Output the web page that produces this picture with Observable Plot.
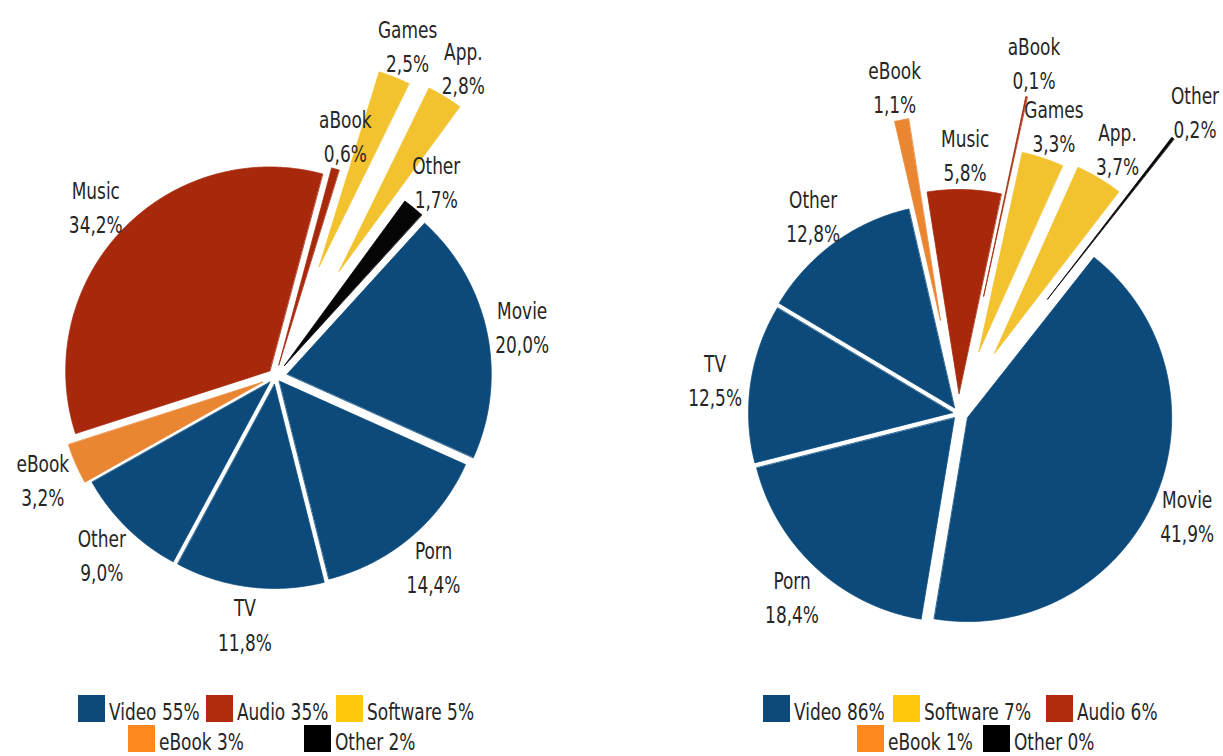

---

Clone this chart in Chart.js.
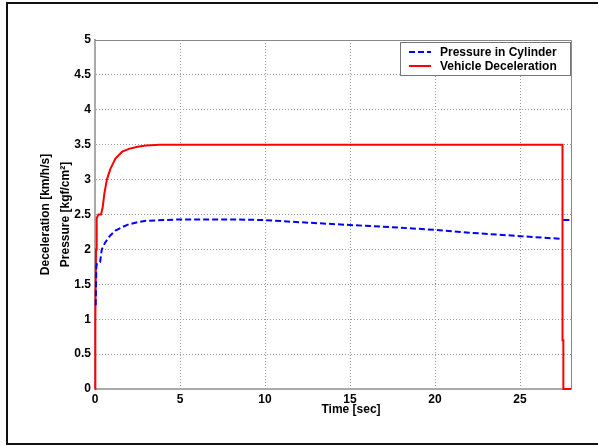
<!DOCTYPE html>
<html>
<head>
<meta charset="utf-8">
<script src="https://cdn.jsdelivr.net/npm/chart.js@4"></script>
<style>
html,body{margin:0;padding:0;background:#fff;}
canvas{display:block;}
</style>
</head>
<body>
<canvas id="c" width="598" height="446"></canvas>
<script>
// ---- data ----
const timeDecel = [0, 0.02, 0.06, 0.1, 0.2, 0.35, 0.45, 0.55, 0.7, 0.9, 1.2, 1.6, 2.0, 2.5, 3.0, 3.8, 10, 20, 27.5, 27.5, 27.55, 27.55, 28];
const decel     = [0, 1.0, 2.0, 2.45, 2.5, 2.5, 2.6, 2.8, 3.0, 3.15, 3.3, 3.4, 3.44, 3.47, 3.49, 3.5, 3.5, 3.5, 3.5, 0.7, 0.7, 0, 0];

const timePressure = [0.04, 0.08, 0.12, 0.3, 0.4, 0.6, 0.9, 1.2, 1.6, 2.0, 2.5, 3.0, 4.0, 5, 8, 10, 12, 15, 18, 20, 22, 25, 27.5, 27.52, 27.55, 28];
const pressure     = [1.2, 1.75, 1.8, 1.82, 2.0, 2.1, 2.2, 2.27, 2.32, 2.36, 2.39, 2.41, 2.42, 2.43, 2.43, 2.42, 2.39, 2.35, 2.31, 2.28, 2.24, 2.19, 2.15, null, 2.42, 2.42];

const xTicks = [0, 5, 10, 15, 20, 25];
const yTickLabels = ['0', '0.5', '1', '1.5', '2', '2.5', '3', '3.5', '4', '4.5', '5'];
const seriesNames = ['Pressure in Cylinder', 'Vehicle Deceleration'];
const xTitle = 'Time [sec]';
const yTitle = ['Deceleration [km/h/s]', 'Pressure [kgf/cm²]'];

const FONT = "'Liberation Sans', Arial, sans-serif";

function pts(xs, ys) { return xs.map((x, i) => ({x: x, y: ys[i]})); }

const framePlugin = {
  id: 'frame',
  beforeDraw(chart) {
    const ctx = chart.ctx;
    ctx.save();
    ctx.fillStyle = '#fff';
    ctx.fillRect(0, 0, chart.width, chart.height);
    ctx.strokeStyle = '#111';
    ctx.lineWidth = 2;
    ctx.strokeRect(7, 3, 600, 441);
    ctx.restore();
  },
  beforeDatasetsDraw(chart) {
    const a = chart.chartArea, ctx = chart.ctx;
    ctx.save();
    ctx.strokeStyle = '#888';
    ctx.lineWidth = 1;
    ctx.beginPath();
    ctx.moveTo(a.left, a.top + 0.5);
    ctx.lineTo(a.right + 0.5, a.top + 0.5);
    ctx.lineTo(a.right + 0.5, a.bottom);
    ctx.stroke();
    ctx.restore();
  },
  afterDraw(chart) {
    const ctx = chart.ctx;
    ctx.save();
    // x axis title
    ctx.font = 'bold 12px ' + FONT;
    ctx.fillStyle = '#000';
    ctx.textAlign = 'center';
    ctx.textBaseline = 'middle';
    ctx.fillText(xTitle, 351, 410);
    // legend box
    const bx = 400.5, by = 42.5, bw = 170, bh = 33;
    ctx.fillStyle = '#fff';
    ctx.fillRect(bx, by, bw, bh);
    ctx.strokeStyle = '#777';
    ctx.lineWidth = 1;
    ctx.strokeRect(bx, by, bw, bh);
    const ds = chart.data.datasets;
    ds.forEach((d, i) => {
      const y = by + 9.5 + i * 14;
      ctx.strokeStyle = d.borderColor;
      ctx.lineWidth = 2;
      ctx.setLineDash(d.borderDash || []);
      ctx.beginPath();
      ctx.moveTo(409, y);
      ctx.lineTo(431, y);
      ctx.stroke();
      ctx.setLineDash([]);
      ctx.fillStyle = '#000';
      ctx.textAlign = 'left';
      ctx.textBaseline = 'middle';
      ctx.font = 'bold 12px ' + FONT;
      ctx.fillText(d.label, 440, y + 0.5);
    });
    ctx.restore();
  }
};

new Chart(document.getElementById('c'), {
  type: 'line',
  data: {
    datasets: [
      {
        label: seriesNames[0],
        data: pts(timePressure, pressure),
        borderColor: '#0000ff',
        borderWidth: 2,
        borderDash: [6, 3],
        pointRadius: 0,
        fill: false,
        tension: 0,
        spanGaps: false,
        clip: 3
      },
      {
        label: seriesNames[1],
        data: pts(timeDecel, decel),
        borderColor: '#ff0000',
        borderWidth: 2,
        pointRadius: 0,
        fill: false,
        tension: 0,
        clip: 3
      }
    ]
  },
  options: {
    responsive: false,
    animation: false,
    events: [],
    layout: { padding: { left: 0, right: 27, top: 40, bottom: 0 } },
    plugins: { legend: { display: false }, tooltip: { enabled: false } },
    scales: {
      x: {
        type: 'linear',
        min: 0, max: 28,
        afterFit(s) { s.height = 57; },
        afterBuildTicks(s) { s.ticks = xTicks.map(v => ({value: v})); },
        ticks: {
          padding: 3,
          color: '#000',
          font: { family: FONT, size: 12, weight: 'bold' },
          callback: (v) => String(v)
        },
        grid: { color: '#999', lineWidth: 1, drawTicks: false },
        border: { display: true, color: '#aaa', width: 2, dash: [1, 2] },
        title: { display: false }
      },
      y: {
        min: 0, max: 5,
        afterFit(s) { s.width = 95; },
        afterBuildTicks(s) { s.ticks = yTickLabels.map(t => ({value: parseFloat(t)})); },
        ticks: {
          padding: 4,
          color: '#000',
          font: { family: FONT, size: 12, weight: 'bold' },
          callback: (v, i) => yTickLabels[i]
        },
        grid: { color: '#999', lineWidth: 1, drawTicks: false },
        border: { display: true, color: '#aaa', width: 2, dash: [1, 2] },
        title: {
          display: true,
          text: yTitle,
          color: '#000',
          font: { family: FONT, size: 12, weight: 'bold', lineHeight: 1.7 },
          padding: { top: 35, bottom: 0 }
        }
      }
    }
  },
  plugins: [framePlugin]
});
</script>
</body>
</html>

...

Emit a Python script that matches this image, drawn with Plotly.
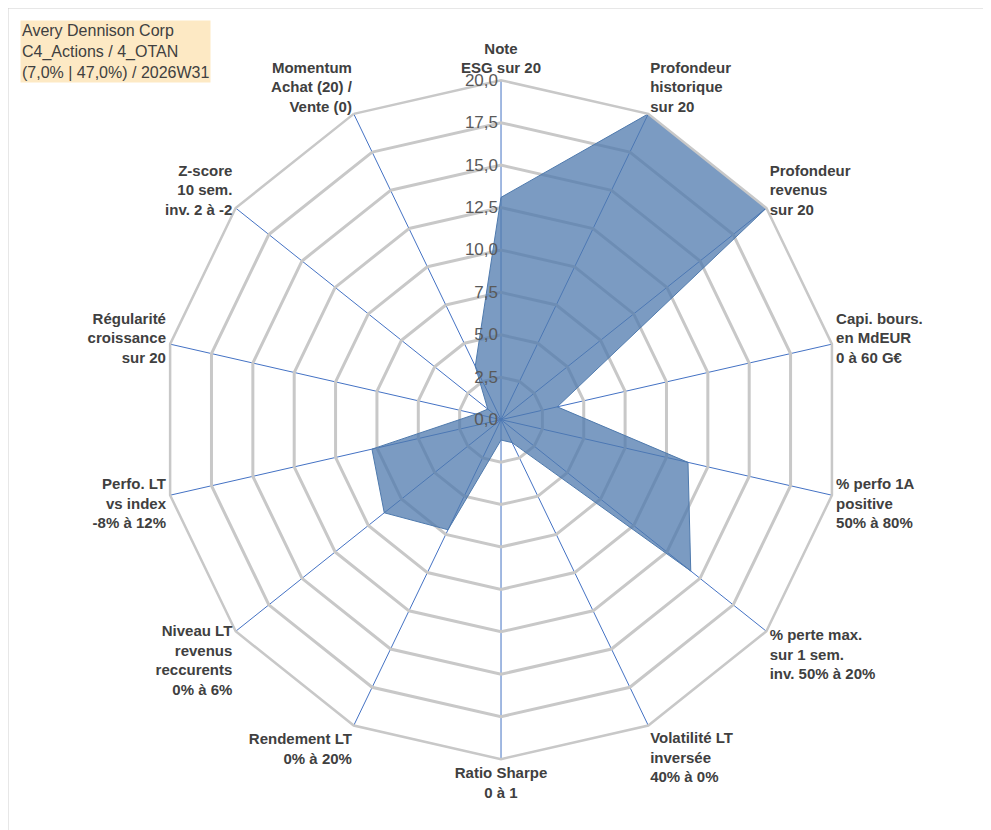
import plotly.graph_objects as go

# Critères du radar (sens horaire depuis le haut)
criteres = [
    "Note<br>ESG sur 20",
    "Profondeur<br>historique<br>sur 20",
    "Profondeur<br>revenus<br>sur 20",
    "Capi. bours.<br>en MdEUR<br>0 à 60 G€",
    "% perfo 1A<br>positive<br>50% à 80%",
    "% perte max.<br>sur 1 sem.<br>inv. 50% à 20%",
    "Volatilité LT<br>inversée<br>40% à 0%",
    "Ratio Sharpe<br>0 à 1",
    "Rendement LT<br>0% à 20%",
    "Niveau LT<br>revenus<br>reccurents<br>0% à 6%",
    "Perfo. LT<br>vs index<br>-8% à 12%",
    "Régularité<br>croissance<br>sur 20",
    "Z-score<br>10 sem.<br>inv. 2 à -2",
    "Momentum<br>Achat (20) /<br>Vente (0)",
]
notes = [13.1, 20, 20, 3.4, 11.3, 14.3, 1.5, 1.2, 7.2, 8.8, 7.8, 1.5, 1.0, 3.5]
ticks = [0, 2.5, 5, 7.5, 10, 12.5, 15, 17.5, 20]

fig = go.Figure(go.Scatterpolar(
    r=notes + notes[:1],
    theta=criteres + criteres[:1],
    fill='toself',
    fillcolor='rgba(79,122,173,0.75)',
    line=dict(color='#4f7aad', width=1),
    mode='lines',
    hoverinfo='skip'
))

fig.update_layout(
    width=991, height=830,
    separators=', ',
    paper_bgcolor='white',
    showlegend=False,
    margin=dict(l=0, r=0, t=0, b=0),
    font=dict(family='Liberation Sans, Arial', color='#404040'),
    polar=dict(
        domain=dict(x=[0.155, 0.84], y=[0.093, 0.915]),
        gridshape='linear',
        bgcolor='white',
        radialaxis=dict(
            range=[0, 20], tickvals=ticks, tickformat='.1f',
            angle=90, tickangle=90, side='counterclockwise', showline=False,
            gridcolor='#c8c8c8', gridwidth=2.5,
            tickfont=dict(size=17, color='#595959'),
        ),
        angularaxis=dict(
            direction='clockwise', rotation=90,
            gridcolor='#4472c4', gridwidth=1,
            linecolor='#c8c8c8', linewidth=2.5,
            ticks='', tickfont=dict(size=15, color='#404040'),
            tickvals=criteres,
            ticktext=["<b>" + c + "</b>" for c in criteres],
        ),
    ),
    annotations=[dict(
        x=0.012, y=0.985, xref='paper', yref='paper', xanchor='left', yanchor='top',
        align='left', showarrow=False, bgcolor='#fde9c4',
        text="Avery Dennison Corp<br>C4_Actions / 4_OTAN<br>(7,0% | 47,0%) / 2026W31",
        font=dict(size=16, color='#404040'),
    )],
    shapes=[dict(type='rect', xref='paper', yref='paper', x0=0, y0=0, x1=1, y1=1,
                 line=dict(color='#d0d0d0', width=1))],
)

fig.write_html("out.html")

> _WRITTEN PROBLEM_: Quote only the lines running from the line with "Clone this chart in Chart.js." to the line with "null, 2.42, 2.42];", ends included, exactly as they appear and without the pictures.

> _COMPLETED TASK_:
Clone this chart in Chart.js.
<!DOCTYPE html>
<html>
<head>
<meta charset="utf-8">
<script src="https://cdn.jsdelivr.net/npm/chart.js@4"></script>
<style>
html,body{margin:0;padding:0;background:#fff;}
canvas{display:block;}
</style>
</head>
<body>
<canvas id="c" width="598" height="446"></canvas>
<script>
// ---- data ----
const timeDecel = [0, 0.02, 0.06, 0.1, 0.2, 0.35, 0.45, 0.55, 0.7, 0.9, 1.2, 1.6, 2.0, 2.5, 3.0, 3.8, 10, 20, 27.5, 27.5, 27.55, 27.55, 28];
const decel     = [0, 1.0, 2.0, 2.45, 2.5, 2.5, 2.6, 2.8, 3.0, 3.15, 3.3, 3.4, 3.44, 3.47, 3.49, 3.5, 3.5, 3.5, 3.5, 0.7, 0.7, 0, 0];

const timePressure = [0.04, 0.08, 0.12, 0.3, 0.4, 0.6, 0.9, 1.2, 1.6, 2.0, 2.5, 3.0, 4.0, 5, 8, 10, 12, 15, 18, 20, 22, 25, 27.5, 27.52, 27.55, 28];
const pressure     = [1.2, 1.75, 1.8, 1.82, 2.0, 2.1, 2.2, 2.27, 2.32, 2.36, 2.39, 2.41, 2.42, 2.43, 2.43, 2.42, 2.39, 2.35, 2.31, 2.28, 2.24, 2.19, 2.15, null, 2.42, 2.42];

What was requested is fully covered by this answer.